Comedian Gilbert Gottfried died Tuesday in Manhattan due to complications from myotonic dystrophy type 2, a form of muscular dystrophy, according to his friend and publicist Glenn Schwartz. Gottfried was 67.
Gottfried’s manager, Tommy Nicchi, said in a statement that “as an entertainer he was as close as you’ll find to a living legend.”
The comedian was known in part for his prolific voice work, including characters such as the parrot Iago in Disney’s animated “Aladdin” and the robot bird Digit in the PBS children’s show “Cyberchase.” He was also the voice of the Aflac Duck in insurance commercials years ago.
Gottfried lost the Aflac gig after joking about the catastrophic 2011 tsunami in Japan, a prominent instance of his often controversial sense of humor. He pushed the envelope in ways that could get him into trouble, such as when he joked about masturbation at the 1991 Emmy Awards or when he riffed on 9/11 just weeks after the fact. In 2005, Rolling Stone described him as “either the most brilliant man in comedy or the most repellent, depending on whom you ask.”
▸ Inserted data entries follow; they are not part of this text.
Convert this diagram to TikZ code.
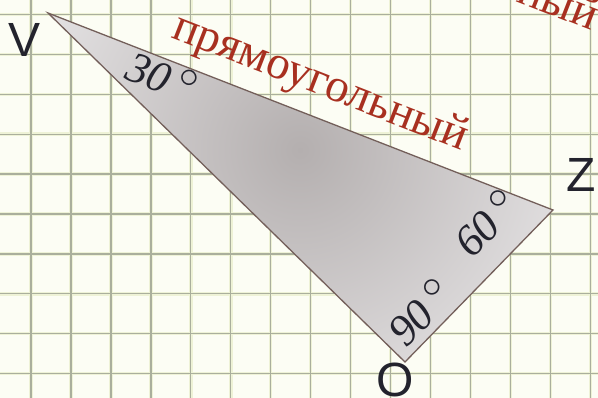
\documentclass[tikz,border=0pt]{standalone}
\usepackage{fontspec}
\setmainfont{Liberation Serif}
\newfontfamily\lblfont{Liberation Sans}
\definecolor{paper}{RGB}{252,253,244}
\definecolor{gridglow}{RGB}{238,242,214}
\definecolor{gridline}{RGB}{170,175,156}
\definecolor{trifill}{RGB}{180,175,175}
\definecolor{trifillout}{RGB}{228,226,227}
\definecolor{tristroke}{RGB}{115,95,90}
\definecolor{redtext}{RGB}{168,48,32}
\definecolor{darktext}{RGB}{35,35,45}
\tikzset{
  vlabel/.style={font=\lblfont\fontsize{48}{48}\selectfont, text=darktext, inner sep=0pt},
  anglelabel/.style={font=\itshape\fontsize{44}{44}\selectfont, text=darktext, inner sep=0pt, anchor=base west},
  wordlabel/.style={font=\fontsize{47}{47}\selectfont, text=redtext, inner sep=0pt, anchor=base west, rotate=-21.3},
}
\newcommand{\degmark}{\hspace{8pt}\raisebox{14pt}{\scalebox{1.6}{\fontsize{24.88}{25}\selectfont$\circ$}}}
\begin{document}
\begin{tikzpicture}[x=1pt,y=-1pt]
\useasboundingbox (0,0) rectangle (598,398);
\begin{scope}
\clip (0,0) rectangle (598,398);
\fill[paper] (0,0) rectangle (598,398);
% grid
\foreach \i in {0,...,14} {
  \draw[gridglow, line width=3.5pt] ({31+39.95*\i},0) -- ({31+39.95*\i},398);
}
\foreach \j in {0,...,9} {
  \draw[gridglow, line width=3.5pt] (0,{14.5+39.9*\j}) -- (598,{14.5+39.9*\j});
}
\foreach \i in {0,...,14} {
  \draw[gridline, line width=1.3pt] ({31+39.95*\i},0) -- ({31+39.95*\i},398);
}
\foreach \j in {0,...,9} {
  \draw[gridline, line width=1.3pt] (0,{14.5+39.9*\j}) -- (598,{14.5+39.9*\j});
}
% triangle
\coordinate (V) at (48,13);
\coordinate (Z) at (553,210);
\coordinate (O) at (405,362);
\begin{scope}
\clip (V) -- (Z) -- (O) -- cycle;
\shade[inner color=trifill, outer color=trifillout] (300,150) circle (290);
\end{scope}
\draw[tristroke, line width=1.3pt, line join=miter] (V) -- (Z) -- (O) -- cycle;
% red words
\node[wordlabel] (word1) at (170,37) {прямоугольный};
\node[wordlabel] (word2) at (300,-83) {прямоугольный};
% angle labels
\node[anglelabel, rotate=-21.3] (a30) at (123,78) {30\degmark};
\node[anglelabel, rotate=46] (a60) at (472.5,260) {60\degmark};
\node[anglelabel, rotate=46] (a90) at (406,349) {90\degmark};
% vertex labels
\node[vlabel] (lV) at (25,40) {V};
\node[vlabel] (lZ) at (581,175) {Z};
\node[vlabel] (lO) at (395,380) {O};
\end{scope}
\end{tikzpicture}
\end{document}
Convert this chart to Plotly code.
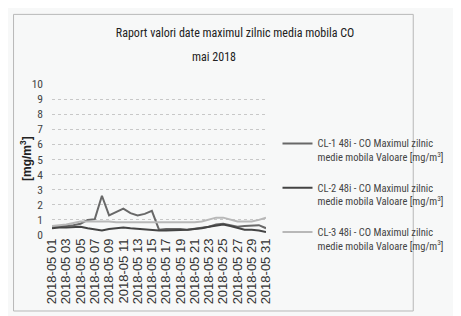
import plotly.graph_objects as go

days = [f"2018-05 {d:02d}" for d in range(1, 32)]
tick_labels = [f"2018-05 {d:02d}" for d in range(1, 32, 2)]

cl1 = [0.55, 0.6, 0.6, 0.65, 0.75, 1.0, 1.05, 2.6, 1.3, 1.5, 1.75, 1.45, 1.3, 1.4, 1.6,
       0.35, 0.4, 0.4, 0.4, 0.35, 0.4, 0.45, 0.55, 0.7, 0.75, 0.65, 0.55, 0.6, 0.6, 0.65, 0.45]
cl2 = [0.45, 0.5, 0.5, 0.5, 0.55, 0.45, 0.35, 0.3, 0.4, 0.45, 0.5, 0.45, 0.4, 0.35, 0.35,
       0.3, 0.3, 0.3, 0.35, 0.35, 0.4, 0.45, 0.55, 0.65, 0.7, 0.6, 0.45, 0.35, 0.35, 0.3, 0.2]
cl3 = [0.6, 0.65, 0.7, 0.8, 0.9, 0.9, 0.9, 0.9, 0.9, 0.85, 0.85, 0.85, 0.85, 0.85, 0.85,
       0.8, 0.8, 0.8, 0.8, 0.8, 0.85, 0.9, 1.0, 1.15, 1.15, 1.0, 0.9, 0.9, 0.9, 1.0, 1.15]

names = [
    "CL-1 48i - CO Maximul zilnic<br>medie mobila Valoare [mg/m<sup>3</sup>]",
    "CL-2 48i - CO Maximul zilnic<br>medie mobila Valoare [mg/m<sup>3</sup>]",
    "CL-3 48i - CO Maximul zilnic<br>medie mobila Valoare [mg/m<sup>3</sup>]",
]
colors = ["#686868", "#444444", "#b8b8b8"]

COND = "Roboto Condensed, Liberation Sans, sans-serif"
REG = "Liberation Sans, Arial, sans-serif"

# page has an 8px body margin; figure is sized to fit the 461x316 window
OFF = 8
W, H = 461 - OFF, 316 - OFF
PL, PT, PW, PH = 52, 84, 242, 154  # plot area in page pixels


def px(xp):
    return (xp - PL) / PW


def py(yp):
    return (PT + PH - yp) / PH


fig = go.Figure()
for i, (vals, nm, col) in enumerate(zip([cl1, cl2, cl3], names, colors)):
    fig.add_trace(go.Scatter(x=days, y=vals, mode="lines", name=nm,
                             legendgroup=f"g{i}",
                             line=dict(color=col, width=2)))

fig.update_layout(
    width=W, height=H,
    margin=dict(l=PL - OFF, r=W - (PL - OFF) - PW, t=PT - OFF, b=H - (PT - OFF) - PH),
    paper_bgcolor="#f7f8f8", plot_bgcolor="#f7f8f8",
    font=dict(family=COND, color="#333"),
    title=dict(text="Raport valori date maximul zilnic media mobila CO",
               x=(235 - OFF) / W, xanchor="center", y=1 - (33 - OFF) / H, yanchor="middle",
               font=dict(size=12, color="#222", family=COND)),
    showlegend=True,
    legend=dict(x=px(307), xanchor="left", y=0.695, yanchor="top", valign="top",
                font=dict(size=10.5, color="#444", family=COND),
                tracegroupgap=14, bgcolor="rgba(0,0,0,0)"),
    xaxis=dict(type="category", tickmode="array", tickvals=tick_labels, ticktext=tick_labels,
               tickangle=-90, tickfont=dict(size=13, color="#333", family=REG),
               showgrid=False, showline=False, zeroline=False, ticks="",
               range=[0, 30]),
    yaxis=dict(range=[0, 10], dtick=1, tickfont=dict(size=11.5, color="#444", family=COND),
               showgrid=True, gridcolor="#c8c8c8", griddash="dot", gridwidth=1,
               zeroline=False, showline=False, ticks="", ticklabelstandoff=8),
)

fig.add_annotation(text="mai 2018", xref="paper", yref="paper",
                   x=px(235), y=py(56), xanchor="center", yanchor="middle", showarrow=False,
                   font=dict(size=12, color="#222", family=COND))

fig.add_annotation(text="<b>[mg/m<sup>3</sup>]</b>", textangle=-90, xref="paper", yref="paper",
                   x=px(22), y=py(160), xanchor="center", yanchor="middle", showarrow=False,
                   font=dict(size=12, color="#222", family=REG))

fig.add_shape(type="rect", xref="paper", yref="paper",
              x0=px(OFF + 0.5), x1=px(460.5), y0=py(315.5), y1=py(13),
              line=dict(color="#b8b8b8", width=1), layer="below")

fig.write_html("out.html")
rest in peace to Gilbert Gottfried who has probably the best sequence in game show history on Hollywood Squares. if you're not an old hag like me who remembers the rules, both contestants needed his square to secure the 5-square win, but he decided to troll both of them pic.twitter.com/Egzyzygudd— manny (@mannyfidel) April 12, 2022
Among comedians, Gottfried was beloved. Jason Alexander tweeted that Gottfried “made me laugh at times when laughter did not come easily. What a gift. I did not know him well but I loved what he shared with me.” Tiffany Haddish wrote, “This is a sad day.”
Actress Marlee Matlin referred to Gottfried on Twitter as “funny, politically incorrect but a softie on the inside,” recalling when he once pranked her on a plane by replacing her interpreter (Matlin is deaf). Others also noted specific memories of Gottfried: Bill Burr remembered seeing him do his Jackie Kennedy bit (“Jackie, do you remember where you were…”), while Jon Stewart described opening for Gottfried years ago as “one of the great thrills of my early stand up life.”
“He could leave you gasping for breath,” Stewart said. “Just indescribably unusually hilarious.”
Conan O’Brien recalled catching a set of Gottfried’s in 1985, when Gottfried walked out to applause and continued to thank the audience repeatedly for 10 minutes. “It was the nerviest, funniest thing I had seen,” O’Brien wrote. “So sorry to lose this sweet and delightfully funny man.”
In January, Gottfried shared a photo of himself alongside fellow comedians Bob Saget and Louie Anderson, both of whom had recently died, describing it as “very sad now.” Fans recirculated the image Tuesday in the wake of Gottfried’s own death.